News & Analysis
January 3, 2025
Vermont’s lawsuit seeking to hold Big Oil companies accountable for lying to consumers about the dangers of fossil fuels will move one step closer toward trial after a state judge rejected the companies’ arguments to dismiss the case. The ruling adds the Green Mountain state to a growing list of communities across the country that have triumphed over Big Oil’s motions to dismiss climate accountability lawsuits brought against them. Vermont is now on track to enter the discovery phase, during which the State can obtain additional evidence of Big Oil’s climate lies that could be presented to a jury at trial.
The Vermont Attorney General’s Office filed the lawsuit in 2021, charging ExxonMobil, Shell, and other major polluters with lying to the public about the climate harms of their fossil fuel products and ultimately denying Vermont consumers the opportunity to make informed choices.
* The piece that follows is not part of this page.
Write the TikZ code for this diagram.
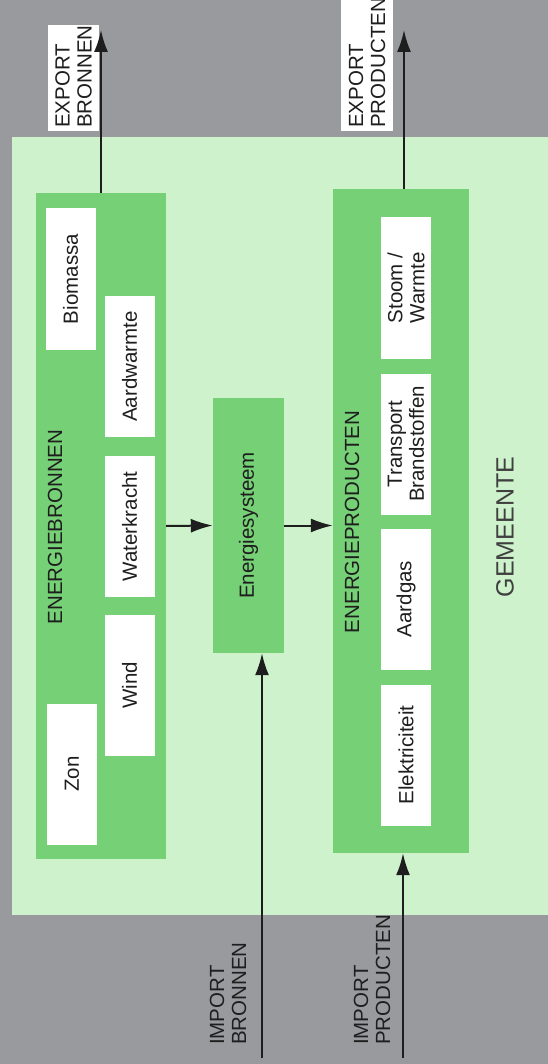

The consumer protection lawsuit asserts that Big Oil’s deceptive marketing misled the public, delayed urgent climate action, and created costly and hazardous conditions for Vermont residents, such as deadly floods exacerbated by climate change.
In late December, Vermont Superior Court Judge Megan J. Shafritz denied all of Big Oil’s motions to dismiss the case, including the polluters’ claims that their public comments and advertising did not impact consumers’ decisions to buy their fossil fuel products, and that the companies’ lies were protected by free speech.
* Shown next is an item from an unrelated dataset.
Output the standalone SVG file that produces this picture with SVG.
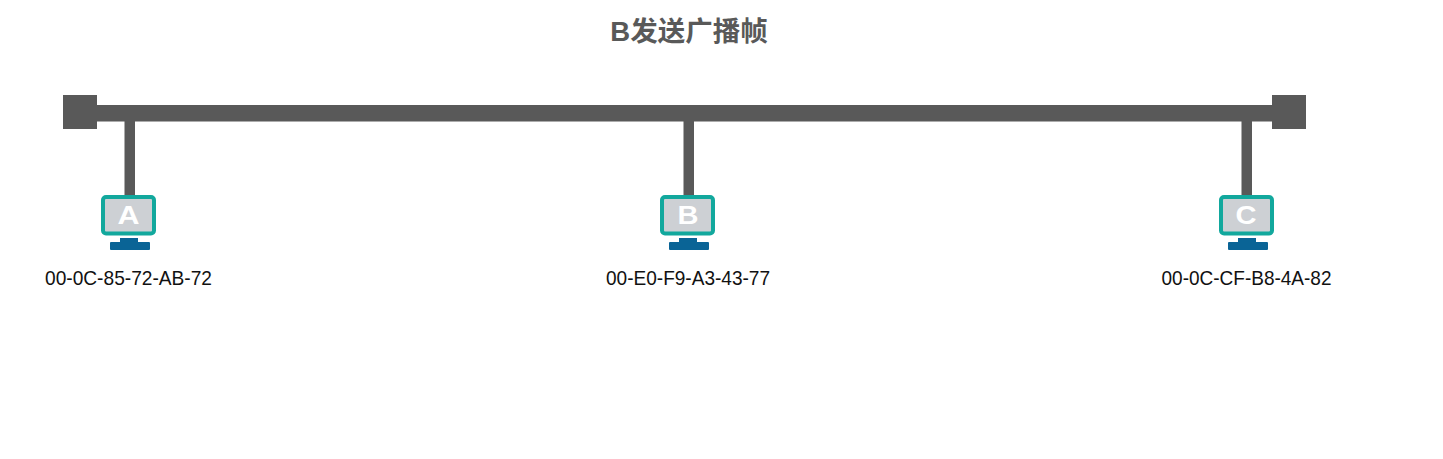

Vermont is seeking to make Exxon and its peers stop lying about the dangers of their products, including requiring a disclosure at every point of sale in the state about the role of fossil fuels in climate change, and to disgorge all of the profits obtained while acting unlawfully — a remedy that Exxon tried and failed to get dismissed at the early stage of the litigation.
“Vermont consumers were given false and misleading information about the dramatic effects of these products on the climate,” former Vermont Attorney General T.J. Donovan said when his office first filed the lawsuit. “Vermonters have a right to accurate information in order to make informed decisions about the products they purchase.”